By: Portland City Auditor LaVonne Griffin-Valade (Letters to the editor)
The recent guilty plea of former city parking manager Ellis McCoy provided some much-needed closure to a case involving a significant betrayal of the public trust ("Former parking chief likely to do time," Aug. 31). While the federal prosecutors deserve credit for putting the final punctuation on this yearslong saga, the several Portland Bureau of Transportation employees who first blew the whistle on McCoy are also deserving of recognition.
The PBOT employees reported their concerns to various channels within the city, but it was not
until they sought the ear of the city ombudsman that real traction was found. In response to the
complaints about McCoy, the ombudsman's office conducted an investigation and, believing McCoy violated federal criminal laws, referred the case to the FBI.

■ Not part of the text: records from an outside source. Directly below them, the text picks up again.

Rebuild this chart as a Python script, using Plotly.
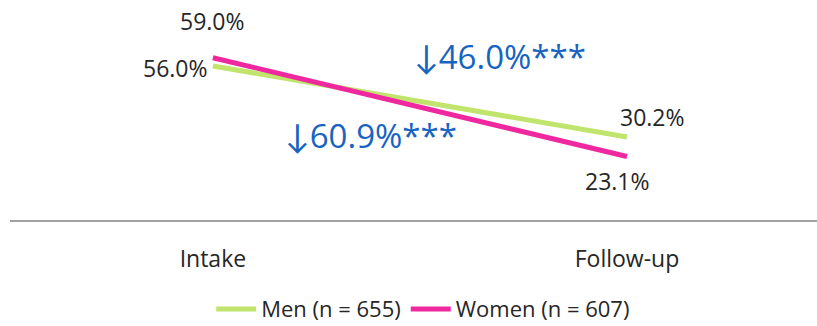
import plotly.graph_objects as go

categories = ["Intake", "Follow-up"]
x_pos = [0, 1]
men = [56.0, 30.2]
women = [59.0, 23.1]
men_name = "Men (n = 655)"
women_name = "Women (n = 607)"
men_change = "46.0%***"
women_change = "60.9%***"
ARROW = "↓"

GREEN = "#c1e56c"
MAGENTA = "#ef28a0"
BLUE = "#1763c2"
TEXT = "#262626"
FONT = "Open Sans"

fig = go.Figure()
fig.add_trace(go.Scatter(x=x_pos, y=men, mode="lines", name=men_name,
                         line=dict(color=GREEN, width=5)))
fig.add_trace(go.Scatter(x=x_pos, y=women, mode="lines", name=women_name,
                         line=dict(color=MAGENTA, width=5)))

ann = []
def lab(x, y, dx, dy):
    ann.append(dict(x=x, y=y, xref="x", yref="y", text=f"{y:.1f}%", showarrow=False,
                    xshift=dx, yshift=dy, font=dict(size=23, color=TEXT, family=FONT)))
lab(x_pos[0], women[0], 0, 37)
lab(x_pos[0], men[0], -37, -2)
lab(x_pos[1], men[1], 26, 20)
lab(x_pos[1], women[1], -9, -25)

def arrow_text(t):
    return f'<span style="font-family:Lato">{ARROW}</span>{t}'

ann.append(dict(x=0.693, y=59.3, xref="x", yref="y", text=arrow_text(men_change), showarrow=False,
                font=dict(size=33, color=BLUE, family=FONT)))
ann.append(dict(x=0.382, y=30.9, xref="x", yref="y", text=arrow_text(women_change), showarrow=False,
                font=dict(size=33, color=BLUE, family=FONT)))

fig.update_layout(
    width=817, height=326,
    margin=dict(l=10, r=0, t=0, b=106, autoexpand=False),
    paper_bgcolor="white", plot_bgcolor="white",
    font=dict(family=FONT, color=TEXT, size=23),
    annotations=ann,
    xaxis=dict(range=[-0.490, 1.459], tickvals=x_pos, ticktext=categories,
               showgrid=False, zeroline=False, showline=True, linecolor="#a0a0a0",
               linewidth=2, ticks="", ticklabelstandoff=17, automargin=False,
               tickfont=dict(size=23, color=TEXT, family=FONT)),
    yaxis=dict(range=[0, 80], visible=False, showgrid=False, zeroline=False),
    showlegend=True,
    legend=dict(orientation="h", x=0.512, xanchor="center", y=-0.405, yanchor="middle",
                font=dict(size=22, color=TEXT, family=FONT), itemwidth=40,
                bgcolor="rgba(0,0,0,0)"),
)

fig.write_html("out.html")
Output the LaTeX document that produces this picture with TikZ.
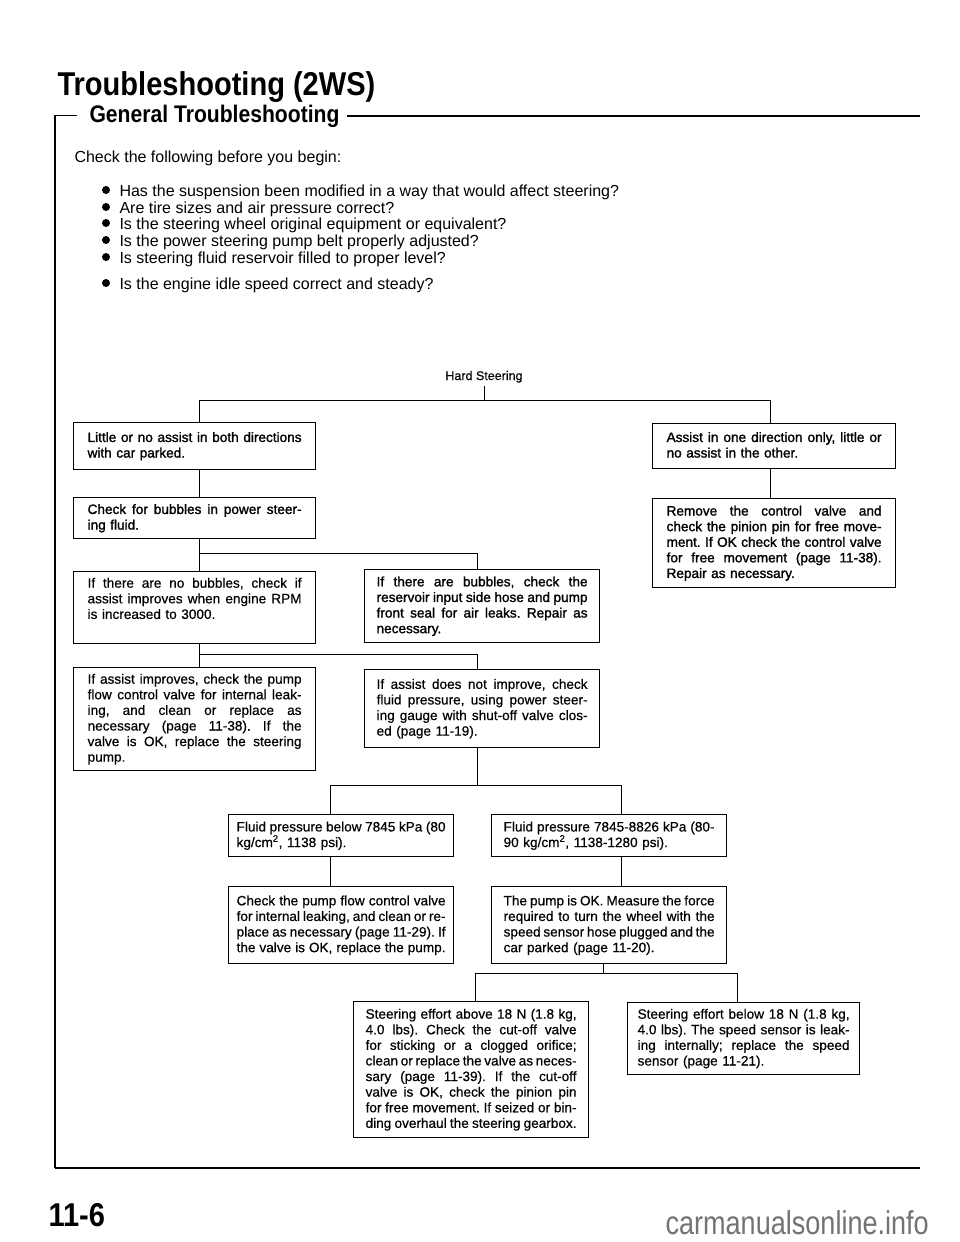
\documentclass[tikz,border=0pt]{standalone}
\usepackage{fontspec}
\setmainfont{Liberation Sans}
\newfontfamily\hdfont[FakeStretch=0.88]{Liberation Sans}
\newfontfamily\wmfont[FakeStretch=0.82]{Liberation Sans}
\newfontfamily\bxfont[FakeBold=0.5]{Liberation Sans}
\newfontfamily\bxbfont[FakeBold=1.4]{Liberation Sans}
\setlength{\parindent}{0pt}
\setlength{\parskip}{0pt}
\newcommand{\jl}[1]{\leavevmode\hbox to \hsize{\spaceskip=0.278em plus 2em minus 0.1em\relax #1}\\}
\newcommand{\jf}[1]{\leavevmode\hbox to \hsize{\spaceskip=0.278em plus 2em minus 0.1em\relax #1}}
\newcommand{\ts}{\rule{0pt}{10.8pt}}
\newcommand{\bs}{\rule[-3.5pt]{0pt}{3.5pt}}
\begin{document}
\begin{tikzpicture}[x=1pt,y=-1pt,
  box/.style={draw, line width=1.2pt, anchor=north west, inner ysep=5.3pt,
    font=\bxfont\fontsize{13.6pt}{15.6pt}\selectfont\frenchspacing},
  boxb/.style={box, font=\bxbfont\fontsize{13.6pt}{15.6pt}\selectfont\frenchspacing},
  conn/.style={line width=1pt},
  chk/.style={anchor=base west, font=\fontsize{16pt}{18pt}\selectfont},
  dot/.style={circle, fill, inner sep=0pt, minimum size=8pt}]
\useasboundingbox (0,0) rectangle (960,1242);
\fill[white] (0,0) rectangle (960,1242);

% headings
\node[anchor=base west, font=\hdfont\bfseries\fontsize{33pt}{36pt}\selectfont] (title) at (54,95) {Troubleshooting (2WS)};
\node[anchor=base west, font=\hdfont\bfseries\fontsize{24pt}{27pt}\selectfont] (gen) at (86,122) {General Troubleshooting};
\coordinate (bk) at (55,0);
\coordinate (rend) at (920,0);
\coordinate (botl) at (55,1168);
\coordinate (botr) at (920,1168);
\draw[line width=2pt] ([xshift=4pt]gen.east) -- (gen.east -| rend);
\draw[line width=1.3pt] ([xshift=-9pt]gen.west) -- (gen.west -| bk) -- (botl);
\draw[line width=2.5pt] (botl) -- (botr);
\node[anchor=base west, font=\hdfont\bfseries\fontsize{33pt}{36pt}\selectfont] (pg) at (45,1226) {11-6};
\node[anchor=base east, inner sep=0pt, text=black!55, font=\wmfont\fontsize{33pt}{36pt}\selectfont] (wm) at (929,1234) {carmanualsonline.info};

% checklist
\node[chk] (check) at (71,162) {Check the following before you begin:};
\node[dot] (d1) at (106,190) {};
\node[dot] (d2) at (106,207) {};
\node[dot] (d3) at (106,223) {};
\node[dot] (d4) at (106,240) {};
\node[dot] (d5) at (106,257) {};
\node[dot] (d6) at (106,283) {};
\node[chk] (t1) at (116,196) {Has the suspension been modified in a way that would affect steering?};
\node[chk] (t2) at (116,213) {Are tire sizes and air pressure correct?};
\node[chk] (t3) at (116,229) {Is the steering wheel original equipment or equivalent?};
\node[chk] (t4) at (116,246) {Is the power steering pump belt properly adjusted?};
\node[chk] (t5) at (116,263) {Is steering fluid reservoir filled to proper level?};
\node[chk] (t6) at (116,289) {Is the engine idle speed correct and steady?};

% flowchart
\node[anchor=base, font=\bxfont\fontsize{12.5pt}{14pt}\selectfont] (hs) at (484,380) {Hard Steering};

\node[boxb, text width=214pt, inner xsep=14pt, minimum height=47pt] (b1) at (73,422)
 {\ts\jl{Little or no assist in both directions}with car parked.\bs};
\node[boxb, text width=214pt, inner xsep=14pt, minimum height=41pt] (b2) at (73,497)
 {\ts\jl{Check for bubbles in power steer-}ing fluid.\bs};
\node[box, text width=214pt, inner xsep=14pt] (b3) at (73,571)
 {\ts\jl{If there are no bubbles, check if}\jl{assist improves when engine RPM}is increased to 3000.\\\mbox{}\bs};
\node[box, text width=214pt, inner xsep=14pt] (b4) at (73,667)
 {\ts\jl{If assist improves, check the pump}\jl{flow control valve for internal leak-}\jl{ing, and clean or replace as}\jl{necessary (page 11-38). If the}\jl{valve is OK, replace the steering}pump.\bs};

\node[boxb, text width=211pt, inner xsep=12pt, minimum height=73pt] (b3r) at (364,569)
 {\ts\jl{If there are bubbles, check the}\jl{reservoir input side hose and pump}\jl{front seal for air leaks. Repair as}necessary.\bs};
\node[box, text width=211pt, inner xsep=12pt, minimum height=78pt] (b4r) at (364,669)
 {\ts\jl{If assist does not improve, check}\jl{fluid pressure, using power steer-}\jl{ing gauge with shut-off valve clos-}ed (page 11-19).\bs};

\node[boxb, text width=215pt, inner xsep=14pt, minimum height=45pt] (r1) at (652,423)
 {\ts\jl{Assist in one direction only, little or}no assist in the other.\bs};
\node[boxb, text width=215pt, inner xsep=14pt, minimum height=89pt] (r2) at (652,498)
 {\ts\jl{Remove the control valve and}\jl{check the pinion pin for free move-}\jl{ment. If OK check the control valve}\jl{for free movement (page 11-38).}Repair as necessary.\bs};

\node[box, text width=209pt, inner xsep=8pt, minimum height=42pt] (f1) at (228,814)
 {\ts\jl{Fluid pressure below 7845 kPa (80}kg/cm\textsuperscript{2}, 1138 psi).\bs};
\node[box, text width=211pt, inner xsep=12pt, minimum height=42pt] (f2) at (491,814)
 {\ts\jl{Fluid pressure 7845-8826 kPa (80-}90 kg/cm\textsuperscript{2}, 1138-1280 psi).\bs};
\node[box, text width=209pt, inner xsep=8pt, minimum height=77pt] (c1) at (228,886)
 {\ts\jl{Check the pump flow control valve}\jl{for internal leaking, and clean or re-}\jl{place as necessary (page 11-29). If}\jf{the valve is OK, replace the pump.}\bs};
\node[box, text width=211pt, inner xsep=12pt, minimum height=77pt] (c2) at (491,886)
 {\ts\jl{The pump is OK. Measure the force}\jl{required to turn the wheel with the}\jl{speed sensor hose plugged and the}car parked (page 11-20).\bs};

\node[box, text width=211pt, inner xsep=12pt, minimum height=136pt] (s1) at (353,1001)
 {\ts\jl{Steering effort above 18 N (1.8 kg,}\jl{4.0 lbs). Check the cut-off valve}\jl{for sticking or a clogged orifice;}\jl{clean or replace the valve as neces-}\jl{sary (page 11-39). If the cut-off}\jl{valve is OK, check the pinion pin}\jl{for free movement. If seized or bin-}\jf{ding overhaul the steering gearbox.}\bs};
\node[box, text width=212pt, inner xsep=10pt] (s2) at (627,1002)
 {\ts\jl{Steering effort below 18 N (1.8 kg,}\jl{4.0 lbs). The speed sensor is leak-}\jl{ing internally; replace the speed}sensor (page 11-21).\bs};

% junctions
\coordinate (jt) at (484,400);
\coordinate (jl) at (199,400);
\coordinate (jr) at (770,400);
\coordinate (ja) at (199,553);
\coordinate (jb) at (199,654);
\coordinate (jm) at (477,0);
\coordinate (jf1) at (330,785);
\coordinate (jf2) at (621,785);
\coordinate (js) at (603,0);
\coordinate (jsl) at (475,973);
\coordinate (jsr) at (737,973);

\draw[conn] (hs.south) -- (jt);
\draw[conn] (b1.north -| jl) -- (jl) -- (jr) -- (r1.north -| jr);
\draw[conn] (r1.south -| jr) -- (r2.north -| jr);
\draw[conn] (b1.south -| jl) -- (b2.north -| jl);
\draw[conn] (b2.south -| jl) -- (b3.north -| jl);
\draw[conn] (ja) -| (b3r.north -| jm);
\draw[conn] (b3.south -| jl) -- (b4.north -| jl);
\draw[conn] (jb) -| (b4r.north -| jm);
\draw[conn] (b4r.south -| jm) -- (jm |- jf1);
\draw[conn] (f1.north -| jf1) -- (jf1) -- (jf2) -- (f2.north -| jf2);
\draw[conn] (f1.south -| jf1) -- (c1.north -| jf1);
\draw[conn] (f2.south -| jf2) -- (c2.north -| jf2);
\draw[conn] (c2.south -| js) -- (js |- jsl);
\draw[conn] (s1.north -| jsl) -- (jsl) -- (jsr) -- (s2.north -| jsr);
\end{tikzpicture}
\end{document}
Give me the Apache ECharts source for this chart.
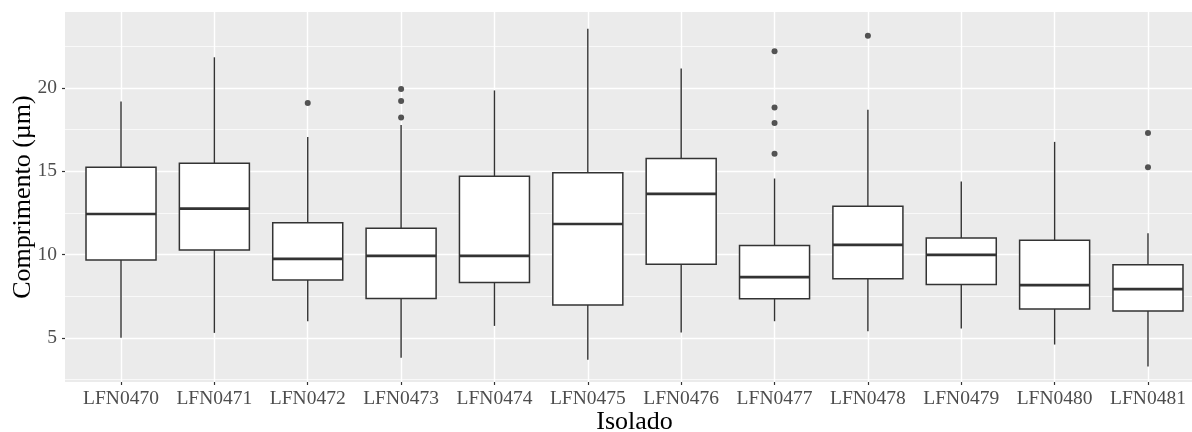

Even in the best-run cities, bad behavior happens. Public employee reporting is an essential part of our government accountability apparatus. Indeed, under the city's administrative rules, public employees have an affirmative duty to report unlawful or improper actions. Of equal importance is having a protocol in place to timely and effectively respond to reported misconduct.
In the wake of the McCoy scandal and informed by our 2009 audit on fraud reporting, my office took the additional step of establishing an avenue for completely anonymous reporting. (The tip line may be accessed through links on portlandoregon.gov/auditor or by calling 866-342-4148.)
Even with an anonymous tip line, it still takes mettle to act. The PBOT employees who reported McCoy's malfeasance displayed courage and ethical fortitude, setting a positive example for other public employees. Without their willingness to raise their concerns and risk reprisal, justice might never have been realized.